NAME

Blosxom::Debug - a blosxom helper module and source filter to provide a standardised debug() logging helper to blosxom plugins

SYNOPSIS

# 'use' this module in your plugin
use Blosxom::Debug debug_level => 1;
# (for distribution, you would normally have this statement commented out)

# In your code, add commented out debug(level, message) lines
# debug(1, 'This is a level 1 message, visible if debug_level >= 1');
# debug(2, 'This is a level 2 message, visible if debug_level >= 2');
# Blosxom::Debug automatically uncomments them itself if it is enabled

# If you want to hide such a statement from Blosxom::Debug altogether,
# comment out with more than one hash e.g.
## debug(1, 'This message won't show up in your webserver log!');

DESCRIPTION

Blosxom::Debug is a perl module to provide simple standardised debug logging facilities to blosxom plugins. It exports a debug() function of the form:

debug($level, $message);

which logs $message to your webserver log if $level is greater than or equal to the debug_level specified in your 'use' statement.

So the following statement:

debug(1, 'This is a level 1 message, visible only if debug_level >= 1');

will show up in your webserver log if you do a:

use Blosxom::Debug debug_level => 1;

but not if you do:

use Blosxom::Debug debug_level => 0;

In the latter case, however, all your debug statements are still all executed, it is just that the output is suppressed because the debug_level is too low. There is therefore a small runtime overhead incurred, which you would probably prefer to avoid unless you're debugging.

For this reason, Blosxom::Debug is also a perl source filter which actively uncomments debug statements if enabled. This allows you to distribute plugins including:

# use Blosxom::Debug debug_level => 1

# and then later on in your plugin ...
# debug(1, "This is a level 1 message");

with both the use statement and all your debug statements commented out, and therefore incurring no runtime overhead in production.

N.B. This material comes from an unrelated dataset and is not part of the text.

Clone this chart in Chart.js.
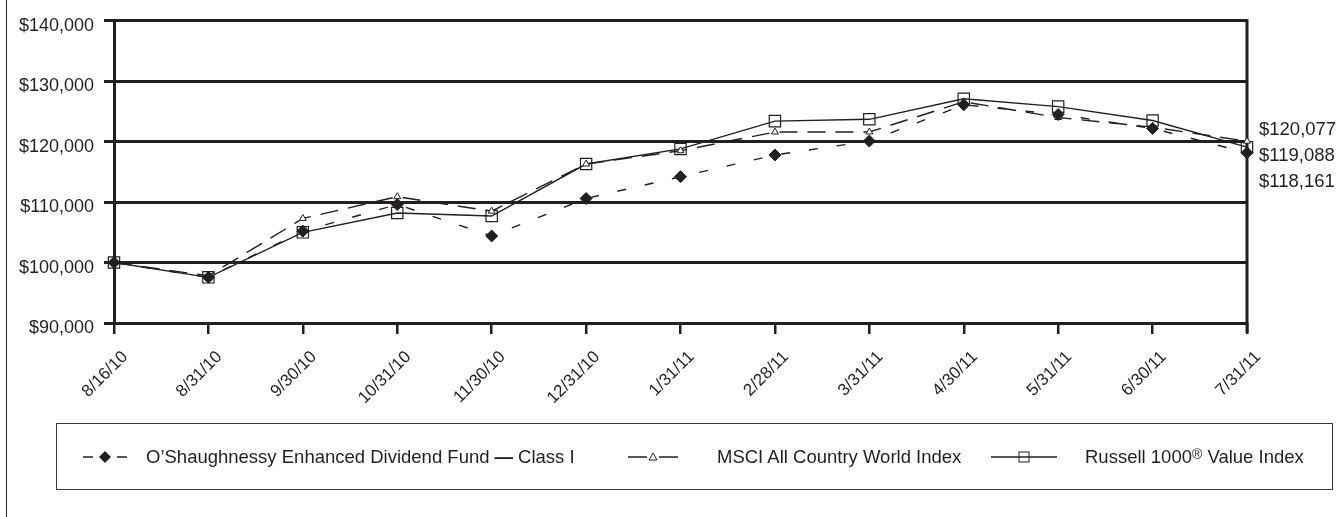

When you run into a problem you need to debug, you then simply uncomment just the 'use' statement, which activates all (single-hash) commented debug statements at runtime i.e.

use Blosxom::Debug debug_level => 1

# and this debug statement will now be invoked, even though commented
# debug(1, "This is a level 1 message");

Note that your debug statements therefore must be valid perl, since they actually are executed as normal.

To actually hide debug statements from Blosxom::Debug, you must comment them out with more than one hash e.g.

## debug(1, "This message is hidden, no matter what the debug_level");

BUGS AND LIMITATIONS

Commented-out debug() lines must currently occur at the beginning of a line i.e. you can't do things like:

$foo = 1;    # debug(1, "setting \$foo");

SEE ALSO

Blosxom: http://blosxom.sourceforge.net/

AUTHOR

Gavin Carr <gavin@openfusion.com.au>, http://www.openfusion.net/

LICENSE

Copyright 2007, Gavin Carr.

This library is free software; you can redistribute it and/or modify it under the same terms as Perl itself.